Cognitive, Depression, Depression Symptoms

Indecisiveness

Not a symptom that one would easily consider to be apart of an illness like depression, however when it is active, it plays a crucial role in keeping the person on a downhill slide in to darkness.

At its bare mechanics, its purpose is to make it hard for us to make a decision. We have trouble picking between two or more alternatives and when we do pick something, we may have trouble changing that option if we have / need to.

Now, this does not seem like a serious symptom that should be concerned about as much, as, say, suicidal ideation or low self-evaluation, but what if it was conjoined with other symptoms?

For instance; think of a major symptom or state the person might already be in, we’ll go with low self-esteem. The symptoms attached to it could be many but the state in itself is a very hard and sad place to be.

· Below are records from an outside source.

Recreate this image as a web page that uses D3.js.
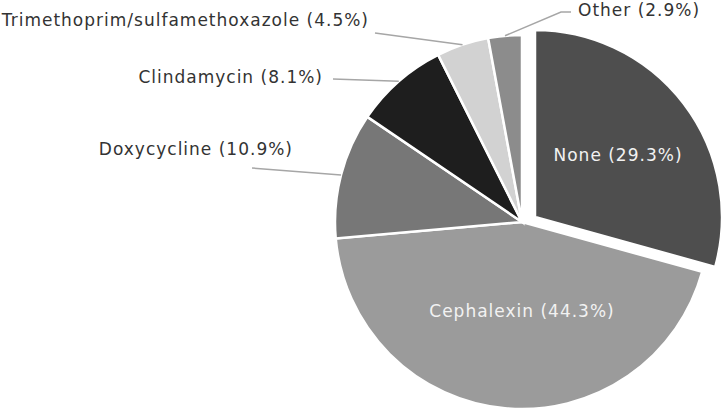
<!DOCTYPE html>
<html>
<head>
<meta charset="utf-8">
<script src="https://cdn.jsdelivr.net/npm/d3@7"></script>
<style>
  html, body { margin: 0; padding: 0; background: #fff; }
  text { font-family: "DejaVu Sans", Verdana, sans-serif; letter-spacing: 1px; }
</style>
</head>
<body>
<div id="chart"></div>
<script>
// Data
const drugs = ["None", "Cephalexin", "Doxycycline", "Clindamycin", "Trimethoprim/sulfamethoxazole", "Other"];
const shares = [29.3, 44.3, 10.9, 8.1, 4.5, 2.9];
const shades = ["#4e4e4e", "#9b9b9b", "#777777", "#1e1e1e", "#d2d2d2", "#8c8c8c"];

const data = drugs.map((d, i) => ({name: d, value: shares[i], color: shades[i]}));

const width = 721, height = 411;
const cx = 522, cy = 222, radius = 187;

const svg = d3.select("#chart")
  .append("svg")
    .attr("width", width)
    .attr("height", height);

const g = svg.append("g")
    .attr("transform", `translate(${cx},${cy})`);

// keep the order of the data, start at 12 o'clock, clockwise
const pie = d3.pie()
    .sort(null)
    .value(d => d.value);

const arc = d3.arc()
    .innerRadius(0)
    .outerRadius(radius);

const arcs = pie(data);

// first slice is pulled out
const explode = {None: [13, -5]};

g.selectAll("path.slice")
  .data(arcs)
  .enter().append("path")
    .attr("class", "slice")
    .attr("d", arc)
    .attr("transform", d => explode[d.data.name] ? `translate(${explode[d.data.name]})` : null)
    .attr("fill", d => d.data.color)
    .attr("stroke", "#fff")
    .attr("stroke-width", 2.5);

const label = d => `${d.data.name} (${d.data.value.toFixed(1)}%)`;

// labels inside the two big slices
const inside = {
  None: [96, -61],
  Cephalexin: [0, 95]
};

g.selectAll("text.inside")
  .data(arcs.filter(d => inside[d.data.name]))
  .enter().append("text")
    .attr("class", "inside")
    .attr("x", d => inside[d.data.name][0])
    .attr("y", d => inside[d.data.name][1])
    .attr("text-anchor", "middle")
    .attr("font-size", 17)
    .attr("fill", "#f2f2f2")
    .text(label);

// labels outside with leader lines: text anchor point and line start
const outside = {
  Doxycycline: {tx: 293, ty: 155, anchor: "end", line: [[252, 168]]},
  Clindamycin: {tx: 323, ty: 83, anchor: "end", line: [[333, 79]]},
  "Trimethoprim/sulfamethoxazole": {tx: 369, ty: 26, anchor: "end", line: [[375, 33]]},
  Other: {tx: 578, ty: 16, anchor: "start", line: [[571, 12], [561, 12]]}
};

const outer = arcs.filter(d => outside[d.data.name]);

const leader = d3.line();

svg.selectAll("path.leader")
  .data(outer)
  .enter().append("path")
    .attr("class", "leader")
    .attr("fill", "none")
    .attr("stroke", "#a6a6a6")
    .attr("stroke-width", 1.5)
    .attr("d", d => {
      const a = (d.startAngle + d.endAngle) / 2;
      const end = [cx + radius * Math.sin(a), cy - radius * Math.cos(a)];
      return leader([...outside[d.data.name].line, end]);
    });

svg.selectAll("text.outside")
  .data(outer)
  .enter().append("text")
    .attr("class", "outside")
    .attr("x", d => outside[d.data.name].tx)
    .attr("y", d => outside[d.data.name].ty)
    .attr("text-anchor", d => outside[d.data.name].anchor)
    .attr("font-size", 17)
    .attr("fill", "#333")
    .text(label);
</script>
</body>
</html>
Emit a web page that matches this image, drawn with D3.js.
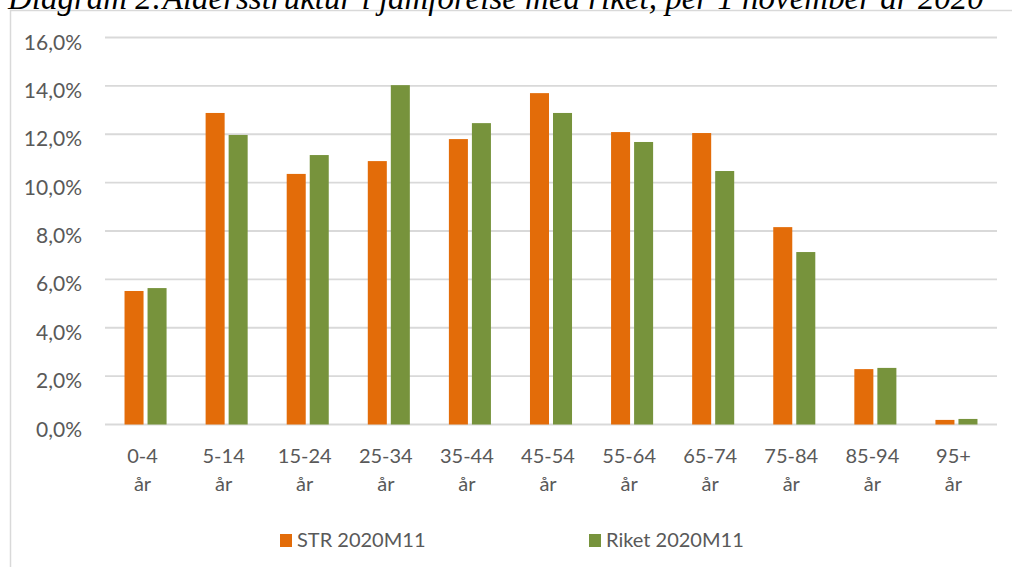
<!DOCTYPE html>
<html>
<head>
<meta charset="utf-8">
<script src="https://cdn.jsdelivr.net/npm/d3@7"></script>
<style>
  html, body { margin: 0; padding: 0; background: #ffffff; overflow: hidden; }
  svg { display: block; }
</style>
</head>
<body>
<svg id="chart" width="1012" height="567"></svg>
<script>
// Age groups and share of population (%) per group, 1 November 2020
const categories = ["0-4 år", "5-14 år", "15-24 år", "25-34 år", "35-44 år", "45-54 år",
                    "55-64 år", "65-74 år", "75-84 år", "85-94 år", "95+ år"];
const seriesNames = ["STR 2020M11", "Riket 2020M11"];
const strValues   = [5.52, 12.88, 10.36, 10.89, 11.80, 13.70, 12.09, 12.05, 8.16, 2.29, 0.19];
const riketValues = [5.64, 11.97, 11.14, 14.03, 12.46, 12.88, 11.68, 10.48, 7.13, 2.34, 0.23];
const yTicks = [0, 2, 4, 6, 8, 10, 12, 14, 16];
const colors = ["#E36C09", "#77933C"];
const titleText = "Diagram 2:Åldersstruktur i jämförelse med riket, per 1 november år 2020";

const seriesValues = [strValues, riketValues];
const svg = d3.select("#chart");

const plot = { left: 105, right: 997, top: 37.5, bottom: 424.5 };
const labelFont = "Lato, 'Open Sans', sans-serif";
const textColor = "#595959";
const gridColor = "#d9d9d9";

// Chart frame
svg.append("rect")
  .attr("x", 10.5).attr("y", 10.5)
  .attr("width", 1020).attr("height", 580)
  .attr("fill", "#ffffff")
  .attr("stroke", gridColor).attr("stroke-width", 1.5);

// Title above the frame
const title = svg.append("text")
  .attr("x", 8).attr("y", 9)
  .attr("font-family", "'Liberation Serif', 'DejaVu Serif', serif")
  .attr("font-style", "italic")
  .attr("font-size", 26)
  .attr("fill", "#000000")
  .text(titleText);
const tw = title.node().getComputedTextLength();
title.attr("font-size", 26 * 976 / tw);

// Scales
const x0 = d3.scaleBand()
  .domain(categories)
  .range([plot.left, plot.right])
  .paddingInner(1 - 42 / 81)
  .paddingOuter((1 - 42 / 81) / 2);

const x1 = d3.scaleBand()
  .domain(d3.range(seriesNames.length))
  .range([0, x0.bandwidth()])
  .paddingInner(4 / 23);

const y = d3.scaleLinear().domain([0, 16]).range([plot.bottom, plot.top]);

const locale = d3.formatLocale({ decimal: ",", thousands: " ", grouping: [3], currency: ["", " kr"] });
const fmt = locale.format(".1f");

// Horizontal gridlines
svg.append("g")
  .selectAll("line")
  .data(yTicks)
  .join("line")
  .attr("x1", plot.left).attr("x2", plot.right)
  .attr("y1", d => y(d)).attr("y2", d => y(d))
  .attr("stroke", gridColor)
  .attr("stroke-width", 1.8);

// Y axis labels
svg.append("g")
  .selectAll("text")
  .data(yTicks)
  .join("text")
  .attr("x", 82)
  .attr("y", d => y(d) + 12)
  .attr("text-anchor", "end")
  .attr("font-family", labelFont)
  .attr("font-size", 21)
  .attr("fill", textColor)
  .text(d => fmt(d) + "%");

// Bars
const groups = svg.append("g")
  .selectAll("g")
  .data(categories)
  .join("g")
  .attr("transform", d => `translate(${x0(d)},0)`);

groups.selectAll("rect")
  .data((d, i) => seriesValues.map((vals, s) => ({ s, v: vals[i] })))
  .join("rect")
  .attr("x", d => x1(d.s))
  .attr("width", x1.bandwidth())
  .attr("y", d => y(d.v))
  .attr("height", d => y(0) - y(d.v))
  .attr("fill", d => colors[d.s]);

// Category labels (two lines)
const catLabels = svg.append("g")
  .selectAll("text")
  .data(categories)
  .join("text")
  .attr("text-anchor", "middle")
  .attr("font-family", labelFont)
  .attr("font-size", 20)
  .attr("fill", textColor);

catLabels.each(function (d) {
  const cx = x0(d) + x0.bandwidth() / 2 - 3;
  const parts = d.split(" ");
  const t = d3.select(this);
  t.append("tspan").attr("x", cx).attr("y", 463).text(parts[0]);
  t.append("tspan").attr("x", cx).attr("y", 491).text(parts.slice(1).join(" "));
});

// Legend
const legendX = [280, 589];
const legend = svg.append("g")
  .selectAll("g")
  .data(seriesNames)
  .join("g")
  .attr("transform", (d, i) => `translate(${legendX[i]},534)`);

legend.append("rect")
  .attr("width", 12).attr("height", 13)
  .attr("fill", (d, i) => colors[i]);

legend.append("text")
  .attr("x", 17).attr("y", 12.7)
  .attr("font-family", labelFont)
  .attr("font-size", 20)
  .attr("fill", textColor)
  .text(d => d);
</script>
</body>
</html>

Not thinking much of yourself to the point in which you begin to think you are worthless. And we can continue with that; you think you’re worthless. All of the action that needs to take place in improving this state could potentially be held off by our inability to choose the routes to take or our desire to avoid it all.

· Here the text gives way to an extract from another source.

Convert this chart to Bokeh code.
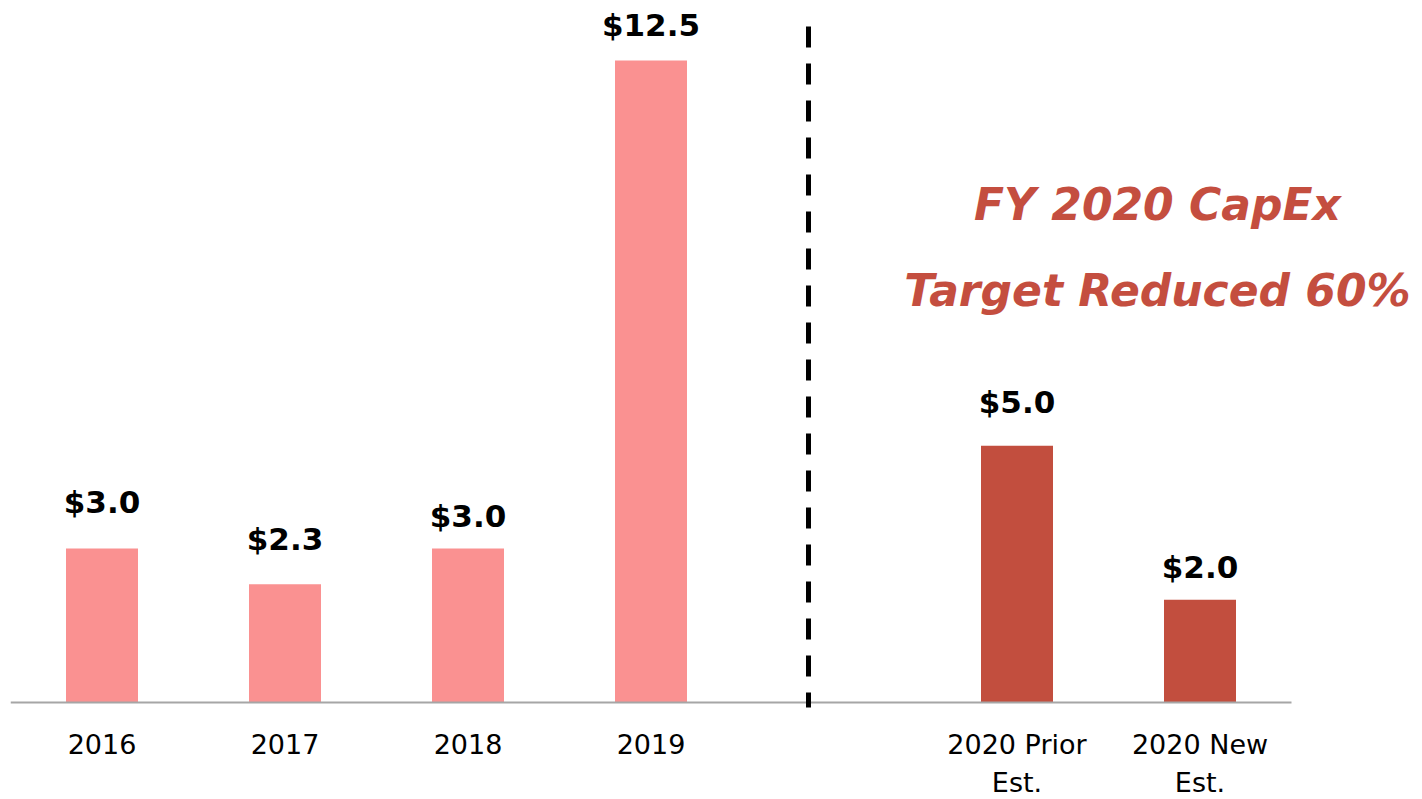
from bokeh.plotting import figure
from bokeh.models import Range1d, FixedTicker, Label, ColumnDataSource
from bokeh.core.properties import value
from bokeh.embed import file_html
from bokeh.resources import INLINE

# ---- data ----
categories = ["2016", "2017", "2018", "2019", "2020 Prior\nEst.", "2020 New\nEst."]
values = [3.0, 2.3, 3.0, 12.5, 5.0, 2.0]
labels = ["$3.0", "$2.3", "$3.0", "$12.5", "$5.0", "$2.0"]
slots = [0.5, 1.5, 2.5, 3.5, 5.5, 6.5]
kinds = ["hist", "hist", "hist", "hist", "est", "est"]
callout = ["FY 2020 CapEx", "Target Reduced 60%"]

# ---- styles ----
LIGHT = "#FA9191"
DARK = "#C24E3E"
TEXT_RED = "#C44E3F"
colors = [LIGHT if k == "hist" else DARK for k in kinds]
label_offsets = [-46, -45, -32, -36, -44, -33]

SLOT_PX = 183.0
PX_PER_UNIT = 51.36
FRAME_W = 1404
FRAME_H = 704

p = figure(
    frame_width=FRAME_W, frame_height=FRAME_H,
    x_range=Range1d(0, FRAME_W / SLOT_PX),
    y_range=Range1d(-10 / PX_PER_UNIT, (FRAME_H - 10) / PX_PER_UNIT),
    output_backend="svg", toolbar_location=None,
    min_border_left=10, min_border_right=0, min_border_top=8, min_border_bottom=0,
)
p.outline_line_color = None
p.grid.visible = False
p.yaxis.visible = False
p.background_fill_color = "white"
p.border_fill_color = "white"

src = ColumnDataSource(dict(x=slots, top=values, color=colors, label=labels, yoff=label_offsets))
p.vbar(x="x", top="top", bottom=0, width=72 / SLOT_PX, fill_color="color", line_color=None, source=src)

# baseline
p.segment(x0=[0], y0=[0], x1=[7], y1=[0], line_color="#A6A6A6", line_width=2)

# divider
div_x = (808 - 10) / SLOT_PX
p.segment(x0=[div_x], y0=[(702 - 26) / PX_PER_UNIT], x1=[div_x], y1=[-5 / PX_PER_UNIT],
          line_color="black", line_width=5, line_dash="21 16")

# value labels
p.text(x="x", y="top", text="label", source=src, y_offset="yoff",
       text_align="center", text_baseline="alphabetic",
       text_font=value("DejaVu Sans"), text_font_style="bold", text_font_size="31px",
       text_color="black")

# callout
cx = (1157 - 10) / SLOT_PX
for line, sy in zip(callout, [204, 290]):
    p.add_layout(Label(x=cx, y=(702 - sy) / PX_PER_UNIT, text=line, text_align="center",
                       text_baseline="alphabetic", text_font="DejaVu Sans",
                       text_font_style="bold italic", text_font_size="44px",
                       text_color=TEXT_RED))

ax = p.xaxis[0]
ax.ticker = FixedTicker(ticks=slots)
ax.major_label_overrides = {s: c for s, c in zip(slots, categories)}
ax.axis_line_color = None
ax.major_tick_line_color = None
ax.minor_tick_line_color = None
ax.major_tick_out = 0
ax.major_tick_in = 0
ax.major_label_standoff = 16
ax.major_label_text_font = "DejaVu Sans"
ax.major_label_text_font_size = "27px"
ax.major_label_text_color = "black"
ax.major_label_text_line_height = 1.25

open("out.html", "w").write(file_html(p, INLINE))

This is a serious thing as it can thwart progress that could potentially help us.

Cue indecisiveness.

We have a low self-esteem that is effecting our lives to the point in which we do not want to live in them anymore but now, we have seen the light, but can’t move. We can’t decide as to make a choice at all. And what if it is the wrong decision. What if things end up even worse, etc.

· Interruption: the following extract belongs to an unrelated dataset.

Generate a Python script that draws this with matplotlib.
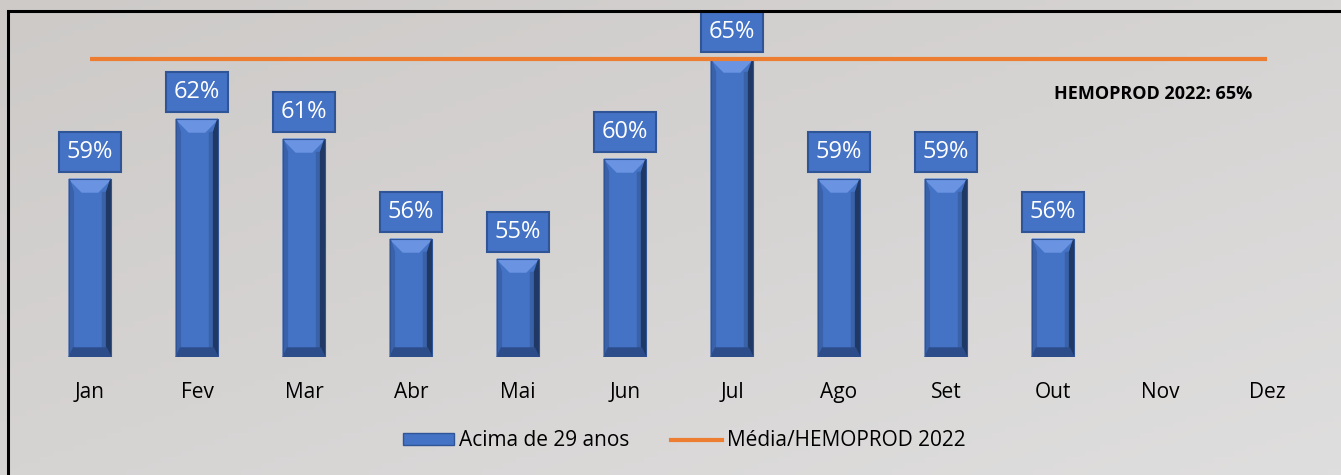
import matplotlib.pyplot as plt
import numpy as np
from matplotlib.patches import Polygon, Rectangle, Patch
from matplotlib.lines import Line2D
from matplotlib.colors import LinearSegmentedColormap

months = ["Jan", "Fev", "Mar", "Abr", "Mai", "Jun", "Jul", "Ago", "Set", "Out", "Nov", "Dez"]
acima_29 = [59, 62, 61, 56, 55, 60, 65, 59, 59, 56]
media_hemoprod = [65] * 12

plt.rcParams['font.family'] = ['Open Sans', 'DejaVu Sans']

fig = plt.figure(figsize=(13.41, 4.75), dpi=100)
fig.patch.set_facecolor('#d6d4d2')

# subtle background gradient, darker top-left
bg = fig.add_axes([0, 0, 1, 1], zorder=-10)
gx, gy = np.meshgrid(np.linspace(0, 1, 200), np.linspace(0, 1, 80))
grad = (gx + gy) / 2
bg.imshow(grad, cmap=LinearSegmentedColormap.from_list('g', ['#cdcac8', '#dfdede']),
          aspect='auto', extent=[0, 1, 0, 1], origin='upper')
bg.axis('off')
fig.patches.append(Rectangle((8 / 1341, -0.1), 1.2, 1 - 11 / 475 + 0.1, transform=fig.transFigure,
                             fill=False, edgecolor='black', linewidth=2.2, zorder=5))

ax = fig.add_axes([0.0272, 0.2484, 0.9575, 0.7284])
ax.set_facecolor('none')
x = np.arange(len(months))
xb = x[:len(acima_29)]
w = 0.39
ymin = 50.1
ax.bar(xb, np.array(acima_29) - ymin, bottom=ymin, width=w, color='#4472c4', zorder=2)

# bevel effect
tx, ty = 0.12, 0.65   # top bevel
sx = 0.04             # side bevel
bby = 0.45            # bottom bevel
for xi, v in zip(xb, acima_29):
    l, r = xi - w / 2, xi + w / 2
    ax.add_patch(Polygon([(l, v), (r, v), (r - tx, v - ty), (l + tx, v - ty)], color='#6a94e2', zorder=3))
    ax.add_patch(Polygon([(r, v), (r, ymin), (r - sx, ymin + bby), (r - sx, v - ty)], color='#1f3864', zorder=3))
    ax.add_patch(Rectangle((r - 2 * sx, ymin + bby), sx, v - ty - ymin - bby, color='#3a62a9', zorder=2.5))
    ax.add_patch(Polygon([(l, v), (l, ymin), (l + sx, ymin + bby), (l + sx, v - ty)], color='#3a62ab', zorder=3))
    ax.add_patch(Polygon([(l, ymin), (r, ymin), (r - sx, ymin + bby), (l + sx, ymin + bby)], color='#2c4c8a', zorder=3))
    ax.add_patch(Rectangle((l, ymin), w, v - ymin, fill=False, edgecolor='#2f5597', linewidth=0.8, zorder=3))
    ax.text(xi, v + 1.35, f"{v}%", ha='center', va='center', color='white', fontsize=17, zorder=6,
            bbox=dict(boxstyle='square,pad=0.32', facecolor='#4472c4', edgecolor='#2f5597', linewidth=1.5))

ax.plot(x, media_hemoprod, color='#ed7d31', linewidth=3, zorder=4, solid_capstyle='butt')
ax.text(9.94, 63.25, "HEMOPROD 2022: 65%", fontsize=13, fontweight='bold', ha='center', va='center')

ax.set_xlim(-0.5, 11.5)
ax.set_ylim(ymin, 67.4)
ax.set_xticks(x)
ax.set_xticklabels(months, fontsize=15)
ax.tick_params(axis='x', length=0, pad=18)
ax.set_yticks([])
for s in ax.spines.values():
    s.set_visible(False)

handles = [Patch(facecolor='#4472c4', edgecolor='#2f5597'),
           Line2D([0], [0], color='#ed7d31', linewidth=3)]
fig.legend(handles, ["Acima de 29 anos", "Média/HEMOPROD 2022"], loc='center', bbox_to_anchor=(0.510, 0.072),
           ncol=2, frameon=False, fontsize=15, handlelength=2.45, handleheight=0.5, handletextpad=0.24,
           columnspacing=2.0)

fig.savefig('out.png', dpi=100, facecolor=fig.get_facecolor())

Further, another part of this symptom is its effect on our motivation. Going in to the realms of avoidance, does our behavior. That is, when a normal, minor issue presents itself to us we might opt out to avoid it all thereby dodging the coming troubles of making the decision. This is okay for maybe making your bed, but not a mental distortion in your brain that is slowly bringing you to a place in which your days will forever be dampened by this cognitive cloud following above.

A pilot can become unsure about whether or not they can fly anymore and a professor can become troubled as to how to talk about what they’ve always loved in front of the humans they once enjoyed to be in front of speaking with. From small things to vey serious things this seemingly uninvolved symptom will wreak havoc as a catalyst for the development of severe depression.

mild:

decision making that is typically smooth sailing becomes difficult. The process of choosing becomes hard.

moderate:

decision making issues spread to most activity in the day. They can be from minor things like what one should wear to what one should do at work.

severe:

the person grows to believe they are unable to make a decision, and, in some cases, they cannot. And will not. They begin to not even try. Life becomes stagnant, and we essentially adhere ourselves to the illness’ ways as a result.